__Requirements__
Only lines holding the word "matplotlib" should be copied from the material.

* Begin *

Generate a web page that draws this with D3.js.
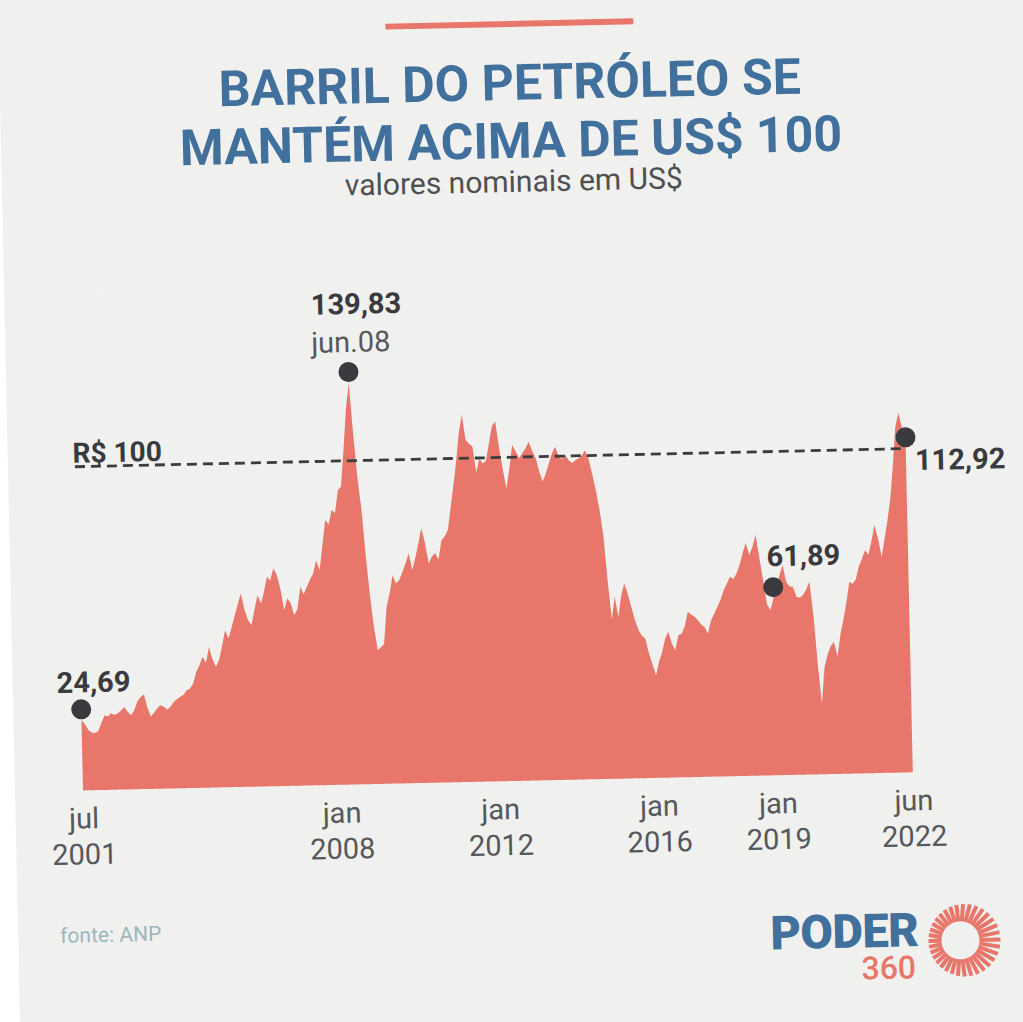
<!DOCTYPE html>
<html lang="pt-BR">
<head>
<meta charset="UTF-8">
<title>Barril do petróleo</title>
<script src="https://cdn.jsdelivr.net/npm/d3@7"></script>
<style>
    html, body { margin: 0; padding: 0; background: #fff; }
    svg { display: block; }
    text { font-family: Roboto, "Noto Sans", Arial, sans-serif; }
</style>
</head>
<body>
<script>
// Brent (US$), monthly, jul/2001 .. jun/2022
var startMonth = new Date(2001, 6, 1);
var brentValues = [
    21, 19.5, 17.5, 16.6, 16.4, 17,                                   // 2001 (jul-dez)
    20, 22.5, 22, 23.1, 22.5, 23, 24, 25.2, 23.5, 22.3, 24, 27,        // 2002
    28.5, 29.4, 25, 21.6, 23, 24.5, 25.5, 25, 24, 24.9, 26.5, 27.5,    // 2003
    28.3, 29, 30.5, 31, 32.8, 36.8, 39, 42, 40, 45.4, 41, 38.5,        // 2004
    41, 46, 51, 48.2, 52, 56, 60, 63.7, 58, 54.5, 52.7, 58,            // 2005
    63, 60.1, 64, 69.3, 68, 72.2, 70, 65, 57.6, 61.6, 60, 55.8,        // 2006
    58, 65.6, 63, 65.5, 68, 70, 74.7, 71.3, 80, 88.6, 87, 92,          // 2007
    91, 98.9, 100, 113, 127, 135.9, 118.5, 103, 92, 76, 62, 51.2,      // 2008
    43, 44.1, 45, 58, 62.6, 68.9, 66, 67.2, 70, 73, 76.4, 70.5,        // 2009
    75, 80, 85, 80, 72.8, 75, 76.3, 74, 80.7, 82, 84.2, 92,            // 2010
    100, 108.5, 118, 124, 115.3, 114, 113, 104, 108.8, 107, 108, 114,  // 2011
    120, 121.5, 112.7, 105, 98.2, 105, 113.2, 111, 108.6, 110.3, 112, 114.2, // 2012
    111, 108.4, 104, 100.3, 103, 106.6, 110, 112.3, 108.8, 108, 109.4, 107.5, // 2013
    106.5, 107.5, 108.1, 109, 110.9, 108, 102.8, 97, 90, 81, 65, 52,   // 2014
    59.7, 52.7, 60, 64.3, 60.8, 56, 51.5, 48, 46, 45, 39.8, 36,        // 2015
    32.2, 37, 40, 45, 47.2, 43, 40.8, 45.9, 46.4, 49, 54, 53,          // 2016
    52.2, 51, 49.5, 48.6, 46.3, 50.9, 53, 55.5, 58, 61.2, 63.5, 65.8,  // 2017
    65, 67, 69.8, 74, 77.3, 73.2, 76, 80.1, 72, 64.4, 56, 54,          // 2018
    58, 62, 66, 69.5, 63.7, 62, 61.9, 58.4, 58, 58.9, 61, 63.5,        // 2019
    51.3, 33.9, 21.2, 33.8, 38, 41, 42.4, 37.2, 45, 50, 56, 63.1,      // 2020
    62.5, 64, 68.3, 71, 74, 72.3, 77, 82.7, 78, 71.6, 78, 84.3,        // 2021
    92, 104, 116.6, 121.5, 116, 112                                    // 2022 (jan-jun)
];

// destaques
var highlightDates  = [new Date(2001, 6, 1), new Date(2008, 5, 1), new Date(2019, 0, 1), new Date(2022, 5, 1)];
var highlightValues = [24.69, 139.83, 61.89, 112.92];
var highlightLabels = ["24,69", "139,83", "61,89", "112,92"];

// eixo x
var tickDates  = [new Date(2001, 6, 1), new Date(2008, 0, 1), new Date(2012, 0, 1), new Date(2016, 0, 1), new Date(2019, 0, 1), new Date(2022, 5, 1)];
var tickMonths = ["jul", "jan", "jan", "jan", "jan", "jun"];
var tickYears  = ["2001", "2008", "2012", "2016", "2019", "2022"];

// linha de referência (fica onde o original a desenhou)
var refLabel = "R$ 100";
var refValue = 109;

var W = 1023, H = 1022;
var plotLeft = 77, plotRight = 907, plotBottom = 781;
var coral = "#e9766a", blue = "#41709c", dark = "#3a3a3e", grey = "#55585c";

var data = brentValues.map(function (v, i) {
    return { date: d3.timeMonth.offset(startMonth, i), value: v };
});

var x = d3.scaleTime()
    .domain([startMonth, data[data.length - 1].date])
    .range([plotLeft, plotRight]);

var y = d3.scaleLinear()
    .domain([0, 140])
    .range([771, 368]);

var svg = d3.select("body").append("svg")
    .attr("width", W)
    .attr("height", H);

var defs = svg.append("defs");
var grain = defs.append("filter").attr("id", "grain")
    .attr("x", 0).attr("y", 0).attr("width", "100%").attr("height", "100%");
grain.append("feTurbulence")
    .attr("type", "fractalNoise")
    .attr("baseFrequency", 0.95)
    .attr("numOctaves", 2)
    .attr("seed", 3);
grain.append("feColorMatrix")
    .attr("type", "matrix")
    .attr("values", "0 0 0 0 0.5  0 0 0 0 0.5  0 0 0 0 0.5  0 0 0 0.1 0");
grain.append("feComposite").attr("operator", "in").attr("in2", "SourceGraphic");

svg.append("rect").attr("width", W).attr("height", H).attr("fill", "#fff");

// o papel escaneado está levemente girado
var page = svg.append("g").attr("transform", "rotate(-1.25, 511, 511)");

page.append("rect")
    .attr("x", 9).attr("y", -20)
    .attr("width", 1100).attr("height", 1140)
    .attr("fill", "#f3f3f1");
page.append("rect")
    .attr("x", 9).attr("y", -20)
    .attr("width", 1100).attr("height", 1140)
    .attr("fill", "#fff")
    .attr("filter", "url(#grain)");

// barra vermelha do topo
page.append("rect")
    .attr("x", 396).attr("y", 21)
    .attr("width", 248).attr("height", 6)
    .attr("fill", coral);

// título
var title = page.append("text")
    .attr("text-anchor", "middle")
    .attr("fill", blue)
    .attr("font-weight", 700)
    .attr("font-size", 50);
title.append("tspan").attr("x", 519).attr("y", 100).text("BARRIL DO PETRÓLEO SE");
title.append("tspan").attr("x", 519).attr("y", 158).text("MANTÉM ACIMA DE US$ 100");

page.append("text")
    .attr("x", 521).attr("y", 192)
    .attr("text-anchor", "middle")
    .attr("fill", "#4e4f52")
    .attr("font-size", 30)
    .text("valores nominais em US$");

// área
var area = d3.area()
    .x(function (d) { return x(d.date); })
    .y0(plotBottom)
    .y1(function (d) { return y(d.value); });

page.append("path")
    .datum(data)
    .attr("d", area)
    .attr("fill", coral);

// linha tracejada
page.append("line")
    .attr("x1", plotLeft - 1).attr("x2", plotRight - 4)
    .attr("y1", y(refValue)).attr("y2", y(refValue))
    .attr("stroke", "#3c3c3c")
    .attr("stroke-width", 2.8)
    .attr("stroke-dasharray", "10,6");

page.append("text")
    .attr("x", plotLeft - 3).attr("y", y(refValue) - 4)
    .attr("fill", dark)
    .attr("font-weight", 700)
    .attr("font-size", 28)
    .text(refLabel);

// eixo x
var axis = page.append("g")
    .attr("transform", "translate(0," + plotBottom + ")")
    .call(d3.axisBottom(x).tickValues(tickDates).tickSize(0).tickFormat(function () { return ""; }));
axis.select(".domain").remove();
axis.attr("font-family", null).attr("font-size", null);
axis.selectAll(".tick text")
    .attr("y", 0).attr("dy", null)
    .attr("fill", grey)
    .attr("font-size", 29)
    .each(function (d, i) {
        var t = d3.select(this);
        t.append("tspan").attr("x", 0).attr("y", 38).text(tickMonths[i]);
        t.append("tspan").attr("x", 0).attr("y", 74).text(tickYears[i]);
    });

// pontos de destaque
var hl = highlightDates.map(function (d, i) {
    return { date: d, value: highlightValues[i], label: highlightLabels[i] };
});
// deslocamento de cada rótulo em relação ao ponto
var labelOffsets = [[-24, -17, "start"], [9, -58, "middle"], [-6, -21, "start"], [9, 33, "start"]];

var marks = page.selectAll(".hl")
    .data(hl)
    .enter().append("g")
    .attr("class", "hl")
    .attr("transform", function (d) { return "translate(" + x(d.date) + "," + y(d.value) + ")"; });

marks.append("circle")
    .attr("r", 10)
    .attr("fill", dark);

marks.append("text")
    .attr("x", function (d, i) { return labelOffsets[i][0]; })
    .attr("y", function (d, i) { return labelOffsets[i][1]; })
    .attr("text-anchor", function (d, i) { return labelOffsets[i][2]; })
    .attr("fill", dark)
    .attr("font-weight", 700)
    .attr("font-size", 29)
    .text(function (d) { return d.label; });

marks.filter(function (d, i) { return i === 1; })
    .append("text")
    .attr("x", 3).attr("y", -20)
    .attr("text-anchor", "middle")
    .attr("fill", grey)
    .attr("font-size", 29)
    .text("jun.08");

// fonte
page.append("text")
    .attr("x", 51).attr("y", 933)
    .attr("fill", "#9fb5be")
    .attr("font-size", 21)
    .text("fonte: ANP");

// logo
page.append("text")
    .attr("x", 909).attr("y", 955)
    .attr("text-anchor", "end")
    .attr("fill", blue)
    .attr("font-weight", 900)
    .attr("font-size", 47)
    .attr("letter-spacing", -0.5)
    .text("PODER");
page.append("text")
    .attr("x", 906).attr("y", 987)
    .attr("text-anchor", "end")
    .attr("fill", coral)
    .attr("font-weight", 500)
    .attr("font-size", 32)
    .text("360");

var sun = page.append("g").attr("transform", "translate(951,950)");
sun.selectAll("line")
    .data(d3.range(34))
    .enter().append("line")
    .attr("x1", function (k) { return 19 * Math.cos(k / 34 * 2 * Math.PI); })
    .attr("y1", function (k) { return 19 * Math.sin(k / 34 * 2 * Math.PI); })
    .attr("x2", function (k) { var r = 36 + 4 * Math.cos(k / 34 * 2 * Math.PI); return r * Math.cos(k / 34 * 2 * Math.PI); })
    .attr("y2", function (k) { var r = 36 + 4 * Math.cos(k / 34 * 2 * Math.PI); return r * Math.sin(k / 34 * 2 * Math.PI); })
    .attr("stroke", coral)
    .attr("stroke-width", 4);
</script>
</body>
</html>
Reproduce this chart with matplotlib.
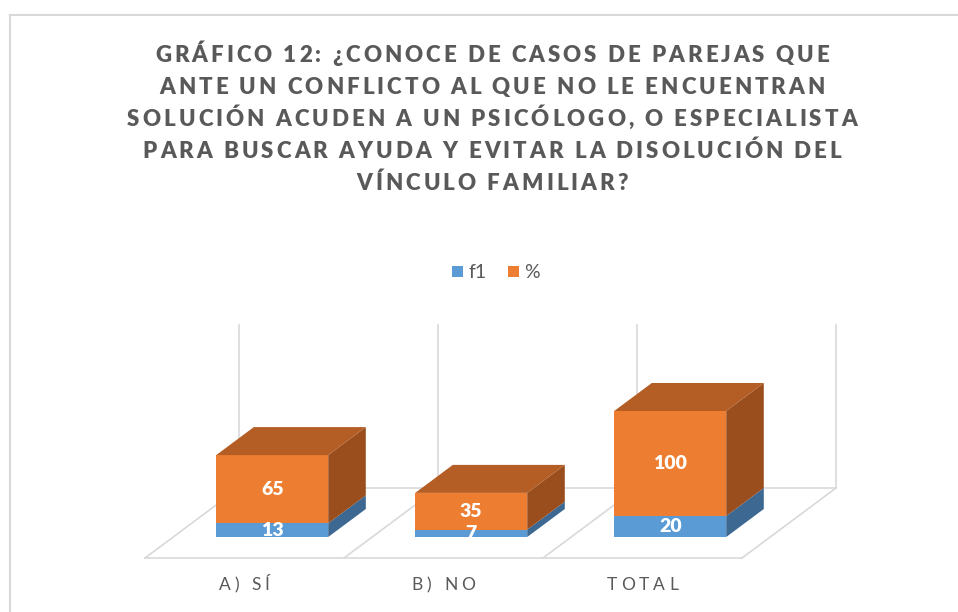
# -*- coding: utf-8 -*-
import matplotlib
matplotlib.use('Agg')
import matplotlib.pyplot as plt
from matplotlib.font_manager import FontProperties
from matplotlib.transforms import IdentityTransform
from matplotlib.lines import Line2D

# datos
categorias = ['A) SÍ', 'B) NO', 'TOTAL']
f1 = [13, 7, 20]
porcentaje = [65, 35, 100]
titulo = ['GRÁFICO 12: ¿CONOCE DE CASOS DE PAREJAS QUE',
          'ANTE UN CONFLICTO AL QUE NO LE ENCUENTRAN',
          'SOLUCIÓN ACUDEN A UN PSICÓLOGO, O ESPECIALISTA',
          'PARA BUSCAR AYUDA Y EVITAR LA DISOLUCIÓN DEL',
          'VÍNCULO FAMILIAR?']

GRIS = '#595959'
LINEA = '#D9D9D9'
AZUL, AZUL_LADO = '#5B9BD5', '#3C6892'
NAR, NAR_TOPE, NAR_LADO = '#ED7D31', '#B45D24', '#9A4E1D'

W, H = 958, 612
fig = plt.figure(figsize=(W / 100, H / 100), dpi=100)
ax = fig.add_axes([0, 0, 1, 1])
ax.axis('off')

# escala: 1 categoria = 199 px, 1 unidad = 1.05 px
ax.set_xlim(-145 / 199, (W - 145) / 199)
ax.set_ylim(-54 / 1.05, (H - 54) / 1.05)

DX = 94 / 199          # desplazamiento de profundidad (x)
DY = 70 / 1.05         # desplazamiento de profundidad (y)
d0, d1 = 0.3, 0.7      # profundidad de las barras
ancho = 112 / 199
hueco = 43 / 199
n = len(categorias)

# paredes y piso
for i in range(n + 1):
    ax.plot([i + DX, i + DX], [DY, DY + 155], color=LINEA, lw=1.2, zorder=1)
    ax.plot([i, i + DX], [0, DY], color=LINEA, lw=1.2, zorder=1)
ax.plot([0, n], [0, 0], color=LINEA, lw=1.2, zorder=1)
ax.plot([DX, n + DX], [DY, DY], color=LINEA, lw=1.2, zorder=1)

xs = [i + d0 * DX + hueco for i in range(n)]
base = d0 * DY
ddx, ddy = (d1 - d0) * DX, (d1 - d0) * DY

b1 = ax.bar(xs, f1, width=ancho, bottom=base, align='edge', color=AZUL,
            lw=0, zorder=3, label='f1')
b2 = ax.bar(xs, porcentaje, width=ancho, bottom=[base + v for v in f1],
            align='edge', color=NAR, lw=0, zorder=3, label='%')

p_num = FontProperties(family='Lato', size=14, weight='heavy')
for x, a, b in zip(xs, f1, porcentaje):
    xr = x + ancho
    y1 = base + a
    y2 = y1 + b
    # caras laterales
    ax.fill([xr, xr, xr + ddx, xr + ddx], [base, y1, y1 + ddy, base + ddy],
            color=AZUL_LADO, lw=0, zorder=3)
    ax.fill([xr, xr, xr + ddx, xr + ddx], [y1, y2, y2 + ddy, y1 + ddy],
            color=NAR_LADO, lw=0, zorder=3)
    # tapa
    ax.fill([x, xr, xr + ddx, x + ddx], [y2, y2, y2 + ddy, y2 + ddy],
            color=NAR_TOPE, lw=0, zorder=3)
    ax.text(x + ancho / 2, base + a / 2, str(a), color='white', ha='center',
            va='center', fontproperties=p_num, zorder=4)
    ax.text(x + ancho / 2, y1 + b / 2, str(b), color='white', ha='center',
            va='center', fontproperties=p_num, zorder=4)

leg = ax.legend(handles=[b1, b2], loc='center', ncol=2, frameon=False,
                bbox_to_anchor=(496 / W, 1 - 273 / H), bbox_transform=fig.transFigure,
                prop=FontProperties(family='Lato', size=14),
                handlelength=0.55, handleheight=0.55, handletextpad=0.3,
                columnspacing=1.1)
for t in leg.get_texts():
    t.set_color(GRIS)

renderer = fig.canvas.get_renderer()


def ancho_txt(c, prop):
    w1 = renderer.get_text_width_height_descent('x' + c + 'x', prop, ismath=False)[0]
    w0 = renderer.get_text_width_height_descent('xx', prop, ismath=False)[0]
    return w1 - w0


def texto_espaciado(xc, y, s, prop, tracking, color):
    # texto con espaciado entre letras, centrado en xc (pixeles)
    anchos = [ancho_txt(c, prop) for c in s]
    total = sum(anchos) + tracking * (len(s) - 1)
    x0 = xc - total / 2
    for c, w in zip(s, anchos):
        fig.text(x0, y, c, fontproperties=prop, color=color,
                 transform=IdentityTransform(), ha='left', va='baseline')
        x0 += w + tracking


p_tit = FontProperties(family='Lato', size=16, weight='heavy')
for k, linea in enumerate(titulo):
    texto_espaciado(492, H - (62 + 32 * k), linea, p_tit, 3.0, GRIS)

p_cat = FontProperties(family='Lato', size=12.5)
for i, c in enumerate(categorias):
    xc = 145 + 199 * (i + 0.5)
    texto_espaciado(xc, H - 590, c, p_cat, 4.0, GRIS)

# borde del grafico
fig.add_artist(Line2D([9.5, 9.5], [0, H - 15], color=LINEA, lw=1.5,
                      transform=IdentityTransform()))
fig.add_artist(Line2D([9.5, W], [H - 15, H - 15], color=LINEA, lw=1.5,
                      transform=IdentityTransform()))

fig.savefig('out.png', dpi=100)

* End *

__Result of the task__
Reproduce this chart with matplotlib.
import matplotlib
matplotlib.use('Agg')
import matplotlib.pyplot as plt
from matplotlib.font_manager import FontProperties
from matplotlib.transforms import IdentityTransform
from matplotlib.lines import Line2D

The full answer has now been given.